IV. The 90s: Grunge, Decline, and Reinvention
By the early 1990s, thrash hit a wall.
☠️ The Grunge Era Hits Hard
As Nirvana, Soundgarden, and Alice in Chains dominated the airwaves, thrash bands struggled. Many disbanded. Others changed direction.
But some adapted — and thrived.
🎤 Metallica and Megadeth Go Mainstream
• Metallica’s Black Album (1991) became a global phenomenon.
• Megadeth’s Countdown to Extinction (1992) hit #2 on the Billboard charts.
They weren’t thrash anymore — but they survived.
🇩🇪 Germany Holds the Line
While American thrash softened, the German scene stayed true. Kreator, Sodom, and Destruction kept releasing uncompromising albums, maintaining the genre’s core spirit.

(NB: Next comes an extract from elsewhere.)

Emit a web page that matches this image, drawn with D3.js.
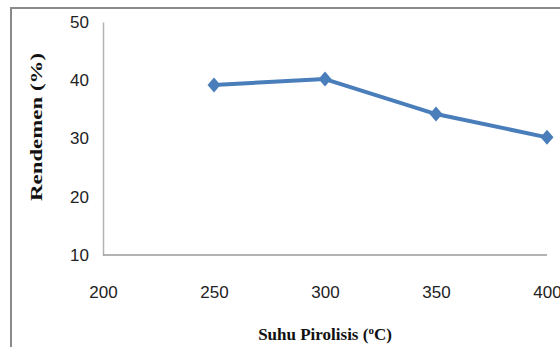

V. The Revival and the Modern Era: Thrash Lives On
Thrash didn’t die. It evolved — and came roaring back.
🔥 The 2000s Revival
New bands reignited the flame:
• Havok
• Evile
• Municipal Waste
• Warbringer
• Bonded by Blood
They honoured the old school while injecting fresh energy.
🎧 The Old Guard Returns
Many classic bands released some of their strongest work in decades:
• Testament’s The Formation of Damnation
• Kreator’s Phantom Antichrist
• Megadeth’s Final Album!

• Overkill’s relentless modern output
🌐 Thrash Today: A Global, Multi‑Generational Force
Thrash is now:
• International
• Intergenerational
• Technically advanced
• Fiercely loyal
• More alive than ever
New bands emerge constantly. Old bands tour stronger than ever. Vinyl reissues fly off shelves. Festivals pack out. Thrash is no longer a rebellion — it’s a legacy.
VI. Why Thrash Still Matters
Thrash metal endures because it represents something timeless:
• Authenticity
• Speed
• Aggression
• Community
• Defiance
It’s the sound of musicians pushing themselves to the limit. The sound of fans who want more than what the mainstream offers. The sound of a global movement that refuses to die.
And for me — it’s the sound that changed my life.
I may have started with Bon Jovi and Mötley Crüe, but thrash metal is where I found my true musical home. It’s where passion meets power. Where rebellion meets artistry. Where metal becomes something transcendent.
hrash isn’t just history.
It’s alive.
It’s thriving.
And it’s still thrashing harder than ever.